Retype the data that follows line by line, exactly, and leave its pictures out.

_MATERIAL PROVIDED_.
:::::

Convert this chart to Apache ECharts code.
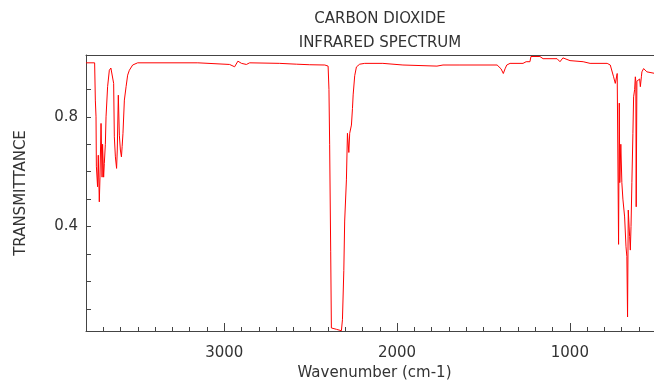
<!DOCTYPE html>
<html>
<head>
<meta charset="utf-8">
<script src="https://cdn.jsdelivr.net/npm/echarts@6/dist/echarts.min.js"></script>
<style>
html,body{margin:0;padding:0;background:#fff;}
#chart{width:654px;height:381px;}
</style>
</head>
<body>
<div id="chart"></div>
<script>
// Wavenumber (cm-1), left to right
const wavenumbers = [
  3800,3750,3746,3742,3740,3733,3729,3723,3719,3713,3707,3704,3698,3694,3688,3684,3675,3665,3656,3647,
  3640,3636,3630,3623,3619,3613,3607,3601,3595,3591,3586,3578,3568,3559,3549,3530,3501,
  3153,3149,2969,2940,2921,2900,2872,2853,2679,2583,2505,2418,2399,2394,2390,2386,2384,2380,2350,
  2322,2316,2308,2303,2293,2287,2279,2274,2264,2258,2254,2245,2235,2216,2187,
  2082,2080,1966,1964,1769,1734,1653,1647,1636,1421,1398,1385,1375,1365,1346,1271,1253,1231,1225,
  1173,1155,1074,1057,1040,999,923,883,784,766,756,747,737,726,722,718,714,711,705,699,693,683,
  675,670,666,662,654,650,646,641,635,631,625,621,618,616,612,602,596,592,586,583,573,554,544,513
];
// Transmittance at each wavenumber
const transmittance = [
  0.997,0.997,0.861,0.80,0.62,0.545,0.66,0.49,0.58,0.776,0.58,0.70,0.58,0.63,0.70,0.80,0.91,0.970,0.978,0.978,
  0.922,0.727,0.654,0.612,0.679,0.879,0.733,0.679,0.654,0.691,0.74,0.861,0.91,0.952,0.97,0.989,0.997,
  0.997,0.991,0.991,0.9825,1.003,0.995,0.991,0.997,0.995,0.992,0.990,0.989,0.985,0.90,0.70,0.70,0.31,0.03,0.025,
  0.02,0.06,0.24,0.42,0.57,0.74,0.67,0.74,0.77,0.83,0.88,0.95,0.982,0.992,0.995,
  0.995,0.989,0.989,0.985,0.985,0.989,0.989,0.995,0.989,0.989,0.975,0.958,0.975,0.989,0.995,0.995,1.001,1.001,1.02,
  1.02,1.012,1.012,1.001,1.015,1.005,1.001,0.995,0.995,0.989,0.985,0.946,0.922,0.958,0.958,0.335,0.85,0.56,0.70,0.56,0.50,0.435,
  0.326,0.29,0.07,0.46,0.363,0.314,0.40,0.56,0.74,0.873,0.90,0.946,0.93,0.472,0.93,0.934,0.938,0.91,0.946,0.964,0.976,0.964,0.959,0.959
];
const xMajorTicks = [1000, 2000, 3000];
const xMinorTicks = [600,700,800,900,1000,1100,1200,1300,1400,1500,1600,1700,1800,1900,2000,2100,2200,2300,2400,2500,2600,2700,2800,2900,3000,3100,3200,3300,3400,3500,3600,3700];
const yTicks = [0.1,0.2,0.3,0.4,0.5,0.6,0.7,0.8,0.9];
const yLabels = [0.4, 0.8];

const X_MIN = 513, X_MAX = 3800, Y_MIN = 0.019, Y_MAX = 1.0255;
const FONT = 'DejaVu Sans';
const AXIS_COLOR = '#444';
const TEXT_COLOR = '#333';

const seriesData = wavenumbers.map((w, i) => [w, transmittance[i]]);

const chart = echarts.init(document.getElementById('chart'), null, {renderer: 'canvas'});
chart.setOption({
  animation: false,
  backgroundColor: '#fff',
  title: {
    text: 'CARBON DIOXIDE\nINFRARED SPECTRUM',
    left: 375, top: 2, textAlign: 'center',
    textStyle: {fontFamily: FONT, fontSize: 15, fontWeight: 'normal', color: TEXT_COLOR, lineHeight: 24}
  },
  grid: {left: 86, right: 0, top: 55, bottom: 50, containLabel: false, outerBoundsMode: 'none'},
  xAxis: [
    {
      type: 'value', position: 'bottom', min: X_MIN, max: X_MAX, inverse: true,
      axisLine: {show: true, lineStyle: {color: AXIS_COLOR, width: 1}},
      axisTick: {show: true, inside: true, length: 4, customValues: xMinorTicks, lineStyle: {color: AXIS_COLOR}},
      axisLabel: {show: false},
      splitLine: {show: false}
    },
    {
      type: 'value', position: 'bottom', min: X_MIN, max: X_MAX, inverse: true,
      axisLine: {show: false},
      axisTick: {show: true, inside: true, length: 8, customValues: xMajorTicks, lineStyle: {color: AXIS_COLOR}},
      axisLabel: {show: true, customValues: xMajorTicks, margin: 15, fontFamily: FONT, fontSize: 15, color: TEXT_COLOR,
        formatter: v => String(Math.round(v))},
      splitLine: {show: false},
      name: 'Wavenumber (cm-1)', nameLocation: 'middle', nameGap: 35,
      nameTextStyle: {fontFamily: FONT, fontSize: 15, color: TEXT_COLOR, padding: [0, 0, 0, 9]}
    },
    {
      type: 'value', position: 'top', min: X_MIN, max: X_MAX, inverse: true,
      axisLine: {show: true, lineStyle: {color: AXIS_COLOR, width: 1}},
      axisTick: {show: false}, axisLabel: {show: false}, splitLine: {show: false}
    }
  ],
  yAxis: {
    type: 'value', min: Y_MIN, max: Y_MAX,
    axisLine: {show: true, lineStyle: {color: AXIS_COLOR, width: 1}},
    axisTick: {show: true, inside: true, length: 5, customValues: yTicks, lineStyle: {color: AXIS_COLOR}},
    axisLabel: {show: true, customValues: yLabels, margin: 8, fontFamily: FONT, fontSize: 15, color: TEXT_COLOR,
      padding: [5, 0, 0, 0], formatter: v => v.toFixed(1)},
    splitLine: {show: false},
    name: 'TRANSMITTANCE', nameLocation: 'middle', nameGap: 57, nameRotate: 90,
    nameTextStyle: {fontFamily: FONT, fontSize: 15, color: TEXT_COLOR}
  },
  series: [{
    type: 'line', xAxisIndex: 0, data: seriesData, showSymbol: false, symbol: 'none',
    clip: true, lineStyle: {color: '#ff0000', width: 1}
  }]
});
</script>
</body>
</html>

:::::

_OUTPUT FOR THIS TASK_.
Convert this chart to Apache ECharts code.
<!DOCTYPE html>
<html>
<head>
<meta charset="utf-8">
<script src="https://cdn.jsdelivr.net/npm/echarts@6/dist/echarts.min.js"></script>
<style>
html,body{margin:0;padding:0;background:#fff;}
#chart{width:654px;height:381px;}
</style>
</head>
<body>
<div id="chart"></div>
<script>
// Wavenumber (cm-1), left to right
const wavenumbers = [
  3800,3750,3746,3742,3740,3733,3729,3723,3719,3713,3707,3704,3698,3694,3688,3684,3675,3665,3656,3647,
  3640,3636,3630,3623,3619,3613,3607,3601,3595,3591,3586,3578,3568,3559,3549,3530,3501,
  3153,3149,2969,2940,2921,2900,2872,2853,2679,2583,2505,2418,2399,2394,2390,2386,2384,2380,2350,
  2322,2316,2308,2303,2293,2287,2279,2274,2264,2258,2254,2245,2235,2216,2187,
  2082,2080,1966,1964,1769,1734,1653,1647,1636,1421,1398,1385,1375,1365,1346,1271,1253,1231,1225,
  1173,1155,1074,1057,1040,999,923,883,784,766,756,747,737,726,722,718,714,711,705,699,693,683,
  675,670,666,662,654,650,646,641,635,631,625,621,618,616,612,602,596,592,586,583,573,554,544,513
];
// Transmittance at each wavenumber
const transmittance = [
  0.997,0.997,0.861,0.80,0.62,0.545,0.66,0.49,0.58,0.776,0.58,0.70,0.58,0.63,0.70,0.80,0.91,0.970,0.978,0.978,
  0.922,0.727,0.654,0.612,0.679,0.879,0.733,0.679,0.654,0.691,0.74,0.861,0.91,0.952,0.97,0.989,0.997,
  0.997,0.991,0.991,0.9825,1.003,0.995,0.991,0.997,0.995,0.992,0.990,0.989,0.985,0.90,0.70,0.70,0.31,0.03,0.025,
  0.02,0.06,0.24,0.42,0.57,0.74,0.67,0.74,0.77,0.83,0.88,0.95,0.982,0.992,0.995,
  0.995,0.989,0.989,0.985,0.985,0.989,0.989,0.995,0.989,0.989,0.975,0.958,0.975,0.989,0.995,0.995,1.001,1.001,1.02,
  1.02,1.012,1.012,1.001,1.015,1.005,1.001,0.995,0.995,0.989,0.985,0.946,0.922,0.958,0.958,0.335,0.85,0.56,0.70,0.56,0.50,0.435,
  0.326,0.29,0.07,0.46,0.363,0.314,0.40,0.56,0.74,0.873,0.90,0.946,0.93,0.472,0.93,0.934,0.938,0.91,0.946,0.964,0.976,0.964,0.959,0.959
];
const xMajorTicks = [1000, 2000, 3000];
const xMinorTicks = [600,700,800,900,1000,1100,1200,1300,1400,1500,1600,1700,1800,1900,2000,2100,2200,2300,2400,2500,2600,2700,2800,2900,3000,3100,3200,3300,3400,3500,3600,3700];
const yTicks = [0.1,0.2,0.3,0.4,0.5,0.6,0.7,0.8,0.9];
const yLabels = [0.4, 0.8];

const X_MIN = 513, X_MAX = 3800, Y_MIN = 0.019, Y_MAX = 1.0255;
const FONT = 'DejaVu Sans';
const AXIS_COLOR = '#444';
const TEXT_COLOR = '#333';

const seriesData = wavenumbers.map((w, i) => [w, transmittance[i]]);

const chart = echarts.init(document.getElementById('chart'), null, {renderer: 'canvas'});
chart.setOption({
  animation: false,
  backgroundColor: '#fff',
  title: {
    text: 'CARBON DIOXIDE\nINFRARED SPECTRUM',
    left: 375, top: 2, textAlign: 'center',
    textStyle: {fontFamily: FONT, fontSize: 15, fontWeight: 'normal', color: TEXT_COLOR, lineHeight: 24}
  },
  grid: {left: 86, right: 0, top: 55, bottom: 50, containLabel: false, outerBoundsMode: 'none'},
  xAxis: [
    {
      type: 'value', position: 'bottom', min: X_MIN, max: X_MAX, inverse: true,
      axisLine: {show: true, lineStyle: {color: AXIS_COLOR, width: 1}},
      axisTick: {show: true, inside: true, length: 4, customValues: xMinorTicks, lineStyle: {color: AXIS_COLOR}},
      axisLabel: {show: false},
      splitLine: {show: false}
    },
    {
      type: 'value', position: 'bottom', min: X_MIN, max: X_MAX, inverse: true,
      axisLine: {show: false},
      axisTick: {show: true, inside: true, length: 8, customValues: xMajorTicks, lineStyle: {color: AXIS_COLOR}},
      axisLabel: {show: true, customValues: xMajorTicks, margin: 15, fontFamily: FONT, fontSize: 15, color: TEXT_COLOR,
        formatter: v => String(Math.round(v))},
      splitLine: {show: false},
      name: 'Wavenumber (cm-1)', nameLocation: 'middle', nameGap: 35,
      nameTextStyle: {fontFamily: FONT, fontSize: 15, color: TEXT_COLOR, padding: [0, 0, 0, 9]}
    },
    {
      type: 'value', position: 'top', min: X_MIN, max: X_MAX, inverse: true,
      axisLine: {show: true, lineStyle: {color: AXIS_COLOR, width: 1}},
      axisTick: {show: false}, axisLabel: {show: false}, splitLine: {show: false}
    }
  ],
  yAxis: {
    type: 'value', min: Y_MIN, max: Y_MAX,
    axisLine: {show: true, lineStyle: {color: AXIS_COLOR, width: 1}},
    axisTick: {show: true, inside: true, length: 5, customValues: yTicks, lineStyle: {color: AXIS_COLOR}},
    axisLabel: {show: true, customValues: yLabels, margin: 8, fontFamily: FONT, fontSize: 15, color: TEXT_COLOR,
      padding: [5, 0, 0, 0], formatter: v => v.toFixed(1)},
    splitLine: {show: false},
    name: 'TRANSMITTANCE', nameLocation: 'middle', nameGap: 57, nameRotate: 90,
    nameTextStyle: {fontFamily: FONT, fontSize: 15, color: TEXT_COLOR}
  },
  series: [{
    type: 'line', xAxisIndex: 0, data: seriesData, showSymbol: false, symbol: 'none',
    clip: true, lineStyle: {color: '#ff0000', width: 1}
  }]
});
</script>
</body>
</html>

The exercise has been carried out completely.